This post is about the conservation of (space) energy and time energy. I wrote about the conservation of fulmentum *here*. See also the post on *Work, effort and energy*.

First, here is a derivation of the *conservation of (space) energy* from classical physics:

The law of the conservation of (space) energy states that the total (space) energy in an isolated system remains constant over time (distime). The total (space) energy over an arbitrary length of distime, Δ*t*, is constant. Let the total (space) energy at two times be *E*_{1} and *E*_{2}. Then:

(*E*_{2} – *E*_{1})/Δ*t* = 0.

Since the total energy equals the *kinetic space energy* (*KSE*) plus the *potential space energy* (*PSE*), we have

(*KSE*_{2} + *PSE*_{2} – *KSE*_{1} – *PSE*_{1})/Δ*t* = 0

= (*KSE*_{2} – *KSE*_{1})/Δ*t* + (*PSE*_{2} – *PSE*_{1})/Δ*t* = 0

= (Δ*KSE* – Δ*PSE*)/Δ*t*.

Now *KSE* = ½*mv*² with mass, *m*, and velocity, *v*, so

(½*mv*_{2}² – ½*mv*_{1}²)/Δ*t* = ½*m*(*v*_{2}² – *v*_{1}²)/Δ*t*

= ½*m*(*v*_{2} – *v*_{1})(*v*_{2} + *v*_{1})

= *m*(*v*_{2} – *v*_{1})/Δ*t* + (*v*_{2} + *v*_{1})/2.

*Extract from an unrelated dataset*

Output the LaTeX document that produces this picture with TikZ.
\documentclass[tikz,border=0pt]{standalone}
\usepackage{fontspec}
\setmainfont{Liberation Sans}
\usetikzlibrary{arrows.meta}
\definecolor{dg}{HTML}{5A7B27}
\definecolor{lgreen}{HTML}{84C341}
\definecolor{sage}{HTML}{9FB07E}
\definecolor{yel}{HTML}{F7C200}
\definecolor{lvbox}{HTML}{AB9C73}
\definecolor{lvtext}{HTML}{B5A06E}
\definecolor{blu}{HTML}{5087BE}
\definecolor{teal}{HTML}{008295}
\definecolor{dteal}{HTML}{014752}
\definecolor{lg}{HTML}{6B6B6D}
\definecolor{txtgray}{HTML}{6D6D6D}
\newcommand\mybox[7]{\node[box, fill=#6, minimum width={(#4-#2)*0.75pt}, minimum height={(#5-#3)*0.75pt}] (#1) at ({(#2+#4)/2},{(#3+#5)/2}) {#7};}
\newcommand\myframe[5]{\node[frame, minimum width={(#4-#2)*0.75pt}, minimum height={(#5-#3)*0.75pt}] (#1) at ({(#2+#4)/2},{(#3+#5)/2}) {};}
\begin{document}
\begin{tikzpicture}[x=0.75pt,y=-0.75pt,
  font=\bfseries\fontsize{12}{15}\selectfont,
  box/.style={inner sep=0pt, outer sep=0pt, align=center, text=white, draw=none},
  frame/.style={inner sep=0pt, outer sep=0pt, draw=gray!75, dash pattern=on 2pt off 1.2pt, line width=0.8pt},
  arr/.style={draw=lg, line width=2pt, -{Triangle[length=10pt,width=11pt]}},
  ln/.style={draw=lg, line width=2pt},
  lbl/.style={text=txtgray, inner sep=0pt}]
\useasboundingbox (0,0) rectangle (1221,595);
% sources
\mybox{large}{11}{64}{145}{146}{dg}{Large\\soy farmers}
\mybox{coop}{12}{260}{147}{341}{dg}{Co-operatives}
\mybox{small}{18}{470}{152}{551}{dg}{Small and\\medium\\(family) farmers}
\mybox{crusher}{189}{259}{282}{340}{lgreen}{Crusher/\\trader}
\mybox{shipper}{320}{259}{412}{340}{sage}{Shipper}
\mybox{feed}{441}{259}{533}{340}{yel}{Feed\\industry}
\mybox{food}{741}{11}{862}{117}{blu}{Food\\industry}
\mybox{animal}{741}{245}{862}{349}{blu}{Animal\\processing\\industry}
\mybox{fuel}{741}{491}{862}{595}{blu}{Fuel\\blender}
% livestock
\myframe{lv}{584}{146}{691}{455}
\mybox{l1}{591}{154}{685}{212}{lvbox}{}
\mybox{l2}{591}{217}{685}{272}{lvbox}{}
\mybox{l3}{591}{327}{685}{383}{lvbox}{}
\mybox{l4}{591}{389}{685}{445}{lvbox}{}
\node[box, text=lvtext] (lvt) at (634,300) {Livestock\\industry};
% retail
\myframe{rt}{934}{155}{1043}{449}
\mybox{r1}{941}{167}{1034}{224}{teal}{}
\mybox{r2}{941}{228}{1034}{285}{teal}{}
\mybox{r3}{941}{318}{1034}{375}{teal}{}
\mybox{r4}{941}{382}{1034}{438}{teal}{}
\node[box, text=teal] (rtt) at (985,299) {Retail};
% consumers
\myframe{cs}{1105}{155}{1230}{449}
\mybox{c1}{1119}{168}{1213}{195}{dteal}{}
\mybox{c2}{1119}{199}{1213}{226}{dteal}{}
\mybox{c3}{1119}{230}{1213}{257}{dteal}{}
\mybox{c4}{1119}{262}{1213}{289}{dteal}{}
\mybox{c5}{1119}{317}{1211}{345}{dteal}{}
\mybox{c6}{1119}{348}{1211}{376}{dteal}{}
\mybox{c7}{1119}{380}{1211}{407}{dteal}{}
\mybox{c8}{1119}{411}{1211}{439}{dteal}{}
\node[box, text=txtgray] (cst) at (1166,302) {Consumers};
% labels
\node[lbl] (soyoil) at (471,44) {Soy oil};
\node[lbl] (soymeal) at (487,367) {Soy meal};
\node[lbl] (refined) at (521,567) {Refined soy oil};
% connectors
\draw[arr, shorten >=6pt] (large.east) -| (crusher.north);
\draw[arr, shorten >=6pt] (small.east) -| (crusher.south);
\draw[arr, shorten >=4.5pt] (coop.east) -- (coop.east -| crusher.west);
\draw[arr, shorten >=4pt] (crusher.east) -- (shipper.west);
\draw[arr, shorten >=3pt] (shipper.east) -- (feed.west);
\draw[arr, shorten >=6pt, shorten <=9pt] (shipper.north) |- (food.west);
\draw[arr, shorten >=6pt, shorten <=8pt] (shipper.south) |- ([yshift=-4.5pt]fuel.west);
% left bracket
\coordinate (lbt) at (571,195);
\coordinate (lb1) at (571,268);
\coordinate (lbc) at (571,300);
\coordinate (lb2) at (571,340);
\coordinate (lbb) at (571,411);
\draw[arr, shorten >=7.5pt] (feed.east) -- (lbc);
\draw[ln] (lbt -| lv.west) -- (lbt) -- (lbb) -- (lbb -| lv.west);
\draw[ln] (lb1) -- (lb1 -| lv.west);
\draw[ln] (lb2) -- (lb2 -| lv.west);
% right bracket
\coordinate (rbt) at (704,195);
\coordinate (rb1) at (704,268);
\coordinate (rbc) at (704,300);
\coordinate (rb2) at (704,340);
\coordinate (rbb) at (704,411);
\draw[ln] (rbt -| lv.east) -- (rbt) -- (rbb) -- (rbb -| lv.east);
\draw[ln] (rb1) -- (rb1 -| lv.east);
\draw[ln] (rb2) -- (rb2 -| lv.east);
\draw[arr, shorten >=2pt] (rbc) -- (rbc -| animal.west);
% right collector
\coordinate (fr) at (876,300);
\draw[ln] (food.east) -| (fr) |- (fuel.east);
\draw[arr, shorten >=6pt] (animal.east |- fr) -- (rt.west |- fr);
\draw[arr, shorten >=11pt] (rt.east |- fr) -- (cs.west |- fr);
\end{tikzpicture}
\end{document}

This is mass times the average acceleration times the average velocity:

= *mav* = F*v*

because of Newton’s second law, F = *ma.*

As for *potential space energy*, a change in potential space energy is related to work as follows:

Δ*PE* = –*W* = –FΔ*x*

where Δ*x* is a change in position. So we have

Δ*PE*/Δ*t* = –F(Δ*x*/Δ*t*) = –F*v*

since Δ*x*/Δ*t* is the average velocity. Putting this together we have

F*v* – F*v* = 0

which completes the derivation of the conservation of space energy over an arbitrary distime.

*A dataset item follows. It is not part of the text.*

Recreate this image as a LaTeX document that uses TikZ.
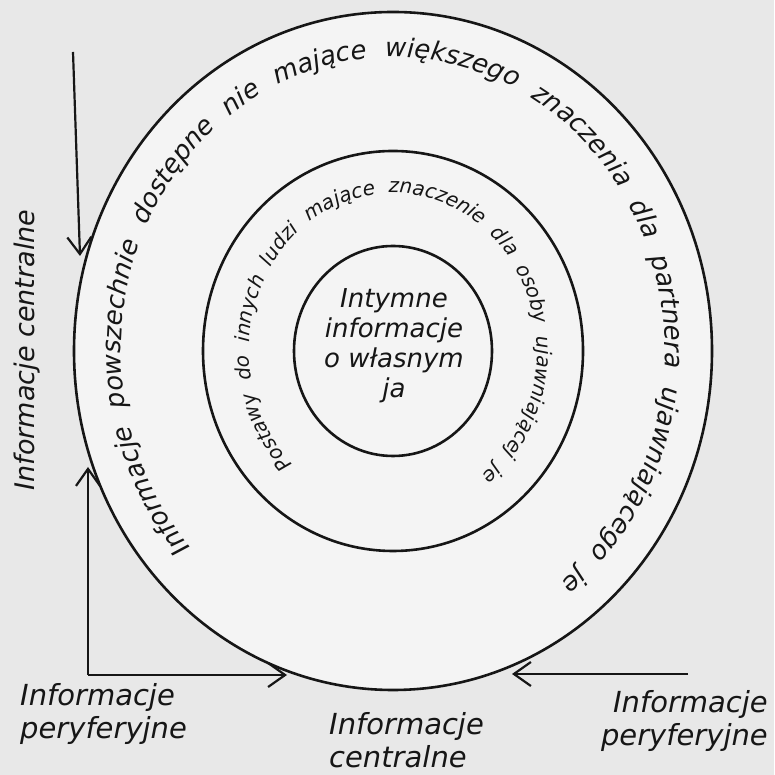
\documentclass[tikz,border=0pt]{standalone}
\usepackage{fontspec}
\newfontfamily\hand{DejaVu Sans}
\usetikzlibrary{decorations.text,arrows.meta}
\definecolor{paper}{RGB}{232,232,232}
\definecolor{sheet}{RGB}{244,244,244}
\definecolor{ink}{RGB}{22,22,22}
\tikzset{
  ring/.style={draw=ink, line width=2.6pt},
  infoarrow/.style={draw=ink, line width=2.2pt, -{Straight Barb[length=17pt,width=24pt]}},
  sidelabel/.style={text=ink, font=\hand\itshape\fontsize{29}{33}\selectfont, inner sep=0pt},
  arctext/.style={decorate, decoration={text along path, text color=ink,
      text align={fit to path stretching spaces}, text={#1}}}
}
\begin{document}
\begin{tikzpicture}[x=1pt,y=1pt]
\useasboundingbox (0,0) rectangle (774,775);
\fill[paper] (0,0) rectangle (774,775);
\coordinate (C) at (393,424);
% circles
\filldraw[ring, fill=sheet] (C) ellipse[x radius=319pt, y radius=339pt];
\draw[ring] (C) ellipse[x radius=190pt, y radius=200pt];
\draw[ring] (C) ellipse[x radius=99pt, y radius=105pt];
% text along the rings
\path[shift={(C)}, arctext={|\hand\itshape\fontsize{26}{31}\selectfont|Informacje powszechnie dostępne nie mające większego znaczenia dla partnera ujawniającego je}]
  (222:272pt and 294pt) arc[start angle=222, end angle=-52, x radius=272pt, y radius=294pt];
\path[shift={(C)}, arctext={|\hand\itshape\fontsize{20}{24}\selectfont|Postawy do innych ludzi mające znaczenie dla osoby ujawniającej je}]
  (226:144pt and 158pt) arc[start angle=226, end angle=-52, x radius=144pt, y radius=158pt];
% inner text
\node[text=ink, font=\hand\itshape\fontsize{26}{30}\selectfont, align=center, inner sep=0pt, anchor=north]
  (core) at (394,487) {Intymne\\informacje\\o własnym\\ja};
% labels
\node[sidelabel, font=\hand\itshape\fontsize{27}{31}\selectfont, rotate=90] (lc) at (27,425) {Informacje centralne};
\node[sidelabel, align=left, anchor=north west] (lp) at (20,92) {Informacje\\peryferyjne};
\node[sidelabel, align=left, anchor=north west] (bc) at (329,63) {Informacje\\centralne};
\node[sidelabel, align=right, anchor=north east] (rp) at (768,85) {Informacje\\peryferyjne};
% arrows
\coordinate (a1s) at (73,723);
\coordinate (a1e) at (80,519);
\coordinate (corner) at (88,100);
\coordinate (a2e) at (88,308);
\coordinate (a3e) at (287,100);
\coordinate (a4s) at (688,101);
\coordinate (a4e) at (512,101);
\draw[infoarrow] (a1s) -- (a1e);
\draw[infoarrow] (corner) -- (a2e);
\draw[infoarrow] (corner) -- (a3e);
\draw[infoarrow] (a4s) -- (a4e);
\end{tikzpicture}
\end{document}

Next is a derivation of the *conservation of time energy* similar to that above:

The law of the conservation of time energy states that the total time energy in an isolated system remains constant over space (distance). The total time energy over an arbitrary distance, Δ*s*, is constant. Let the total time energy at two distances be *E*_{1} and *E*_{2}. Then:

(*E*_{2} – *E*_{1})/Δ*s* = 0.

Since the total time energy equals the *kinetic time energy* (*KTE*) plus the *potential time energy *(*PTE*), we have

(*KTE*_{2} + *PTE*_{2} – *KTE*_{1} – *PTE*_{1})/Δ*s* = 0

= (*KTE*_{2} – *KTE*_{1})/Δs + (*PTE*_{2} – *PTE*_{1})/Δ*s* = 0

= (Δ*KTE* – Δ*PTE*)/Δ*s*.

Now *KTE* = ½*nu*² with vass, *n*, and legerity, *u*, so

(½*nu*_{2}² – ½*nu*_{1}²)/Δ*s* = ½*n*(*u*_{2}² – *u*_{1}²)/Δ*s*

= ½*n*(*u*_{2} – *u*_{1})(*u*_{2} + *u*_{1})

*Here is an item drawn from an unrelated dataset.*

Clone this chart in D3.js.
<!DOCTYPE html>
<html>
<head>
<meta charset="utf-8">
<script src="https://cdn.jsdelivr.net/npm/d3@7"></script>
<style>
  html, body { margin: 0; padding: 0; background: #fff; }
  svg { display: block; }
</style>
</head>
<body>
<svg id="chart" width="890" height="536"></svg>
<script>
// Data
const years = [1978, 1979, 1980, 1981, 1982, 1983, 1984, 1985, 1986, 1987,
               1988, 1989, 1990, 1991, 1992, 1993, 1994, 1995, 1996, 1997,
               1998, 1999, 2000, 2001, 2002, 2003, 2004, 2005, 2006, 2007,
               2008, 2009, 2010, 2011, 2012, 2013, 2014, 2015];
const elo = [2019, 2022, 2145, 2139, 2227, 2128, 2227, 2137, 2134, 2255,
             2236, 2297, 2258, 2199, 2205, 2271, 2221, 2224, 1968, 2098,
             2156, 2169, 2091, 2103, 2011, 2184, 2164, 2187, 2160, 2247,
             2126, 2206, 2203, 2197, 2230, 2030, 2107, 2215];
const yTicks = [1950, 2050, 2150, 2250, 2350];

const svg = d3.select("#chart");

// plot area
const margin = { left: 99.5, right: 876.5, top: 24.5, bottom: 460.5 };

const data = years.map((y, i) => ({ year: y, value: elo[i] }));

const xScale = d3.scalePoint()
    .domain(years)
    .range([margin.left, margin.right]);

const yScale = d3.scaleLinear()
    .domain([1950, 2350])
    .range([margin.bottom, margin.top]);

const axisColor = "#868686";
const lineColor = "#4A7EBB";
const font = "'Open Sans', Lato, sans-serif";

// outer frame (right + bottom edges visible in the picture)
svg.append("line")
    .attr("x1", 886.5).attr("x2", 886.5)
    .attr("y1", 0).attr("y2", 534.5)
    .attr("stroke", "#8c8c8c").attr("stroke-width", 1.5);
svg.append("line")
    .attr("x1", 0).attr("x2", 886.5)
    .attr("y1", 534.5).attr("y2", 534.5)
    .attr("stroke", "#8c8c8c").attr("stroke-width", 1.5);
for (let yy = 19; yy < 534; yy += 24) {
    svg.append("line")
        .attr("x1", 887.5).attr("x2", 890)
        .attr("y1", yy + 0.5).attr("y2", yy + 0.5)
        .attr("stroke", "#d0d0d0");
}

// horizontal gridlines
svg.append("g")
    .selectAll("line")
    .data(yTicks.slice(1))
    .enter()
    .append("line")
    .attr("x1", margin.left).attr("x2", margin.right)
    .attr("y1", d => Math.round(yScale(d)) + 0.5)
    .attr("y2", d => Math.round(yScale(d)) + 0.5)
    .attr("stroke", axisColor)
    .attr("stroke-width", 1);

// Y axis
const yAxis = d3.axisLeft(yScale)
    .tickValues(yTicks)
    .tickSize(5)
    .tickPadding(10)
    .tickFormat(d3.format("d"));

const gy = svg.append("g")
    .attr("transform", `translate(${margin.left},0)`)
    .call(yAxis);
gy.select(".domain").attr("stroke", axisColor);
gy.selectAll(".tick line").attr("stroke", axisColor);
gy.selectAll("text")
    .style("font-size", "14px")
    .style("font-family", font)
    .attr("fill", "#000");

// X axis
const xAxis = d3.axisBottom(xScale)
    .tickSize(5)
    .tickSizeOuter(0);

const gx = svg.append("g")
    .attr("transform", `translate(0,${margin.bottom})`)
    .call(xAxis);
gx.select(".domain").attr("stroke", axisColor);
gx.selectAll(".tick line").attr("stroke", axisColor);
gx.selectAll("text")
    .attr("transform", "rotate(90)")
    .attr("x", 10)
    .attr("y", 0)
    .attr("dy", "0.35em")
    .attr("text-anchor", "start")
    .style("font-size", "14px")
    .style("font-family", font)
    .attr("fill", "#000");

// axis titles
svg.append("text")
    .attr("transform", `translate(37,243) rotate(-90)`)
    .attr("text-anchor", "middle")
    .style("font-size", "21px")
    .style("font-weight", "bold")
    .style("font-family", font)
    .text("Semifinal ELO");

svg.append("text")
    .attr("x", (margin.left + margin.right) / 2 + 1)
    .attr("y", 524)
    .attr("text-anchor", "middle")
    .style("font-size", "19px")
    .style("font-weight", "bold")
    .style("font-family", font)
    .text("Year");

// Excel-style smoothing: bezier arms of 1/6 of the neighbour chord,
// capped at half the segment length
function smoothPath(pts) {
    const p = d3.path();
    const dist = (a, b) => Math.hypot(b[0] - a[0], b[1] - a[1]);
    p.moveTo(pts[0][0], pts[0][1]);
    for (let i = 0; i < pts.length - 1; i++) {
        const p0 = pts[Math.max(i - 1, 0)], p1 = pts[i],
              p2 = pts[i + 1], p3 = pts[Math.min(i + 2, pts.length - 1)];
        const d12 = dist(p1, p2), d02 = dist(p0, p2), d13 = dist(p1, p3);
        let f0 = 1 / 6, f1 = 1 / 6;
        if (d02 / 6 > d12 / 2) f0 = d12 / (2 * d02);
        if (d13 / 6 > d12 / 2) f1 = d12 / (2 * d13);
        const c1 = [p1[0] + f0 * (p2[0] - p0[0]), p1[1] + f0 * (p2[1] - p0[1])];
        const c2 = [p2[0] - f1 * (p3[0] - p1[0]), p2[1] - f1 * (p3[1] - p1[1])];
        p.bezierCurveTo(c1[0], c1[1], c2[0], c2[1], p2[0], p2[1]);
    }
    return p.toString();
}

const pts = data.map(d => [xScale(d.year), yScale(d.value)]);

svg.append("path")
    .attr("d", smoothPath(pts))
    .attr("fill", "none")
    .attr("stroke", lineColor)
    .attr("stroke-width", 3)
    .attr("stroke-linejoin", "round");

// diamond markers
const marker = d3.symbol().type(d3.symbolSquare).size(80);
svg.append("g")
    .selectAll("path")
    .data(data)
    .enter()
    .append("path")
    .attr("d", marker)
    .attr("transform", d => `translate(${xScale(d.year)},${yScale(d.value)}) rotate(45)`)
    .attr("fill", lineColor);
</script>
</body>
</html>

= *n*(*u*_{2} – *u*_{1})/Δ*s* + (*u*_{2} + *u*_{1})/2.

This is vass times the average expedience times the average legerity:

= *nbu* = Γ*u*

because of the dual of Newton’s second law, Γ = *nb*.

As for *potential time energy*, a change in potential time energy is related to effort as follows:

Δ*PTE* = –*X* = –ΓΔ*t*

where Δ*t* is a change in time position. So we have

Δ*PTE*/Δ*s* = –Γ(Δ*t*/Δ*s*) = –Γ*u*

since Δ*t*/Δ*s* is the average legerity. Putting this together we have

Γ*u* – Γ*u* = 0

which complete the derivation of the conservation of time energy over an arbitrary distance.

Note that there is a relation between kinetic space energy and kinetic time energy:

*KTE* = ½*nu*² = ¼(1/½*mv*²) = ¼/*KSE*.

There is also a relation between F and Γ:

Γ*u* = *nbu* = *b*/*mv* = *ab*/*mav* = *ab*/F*v*.

(*u*/*b*)Γ = (*a*/*v*)/F.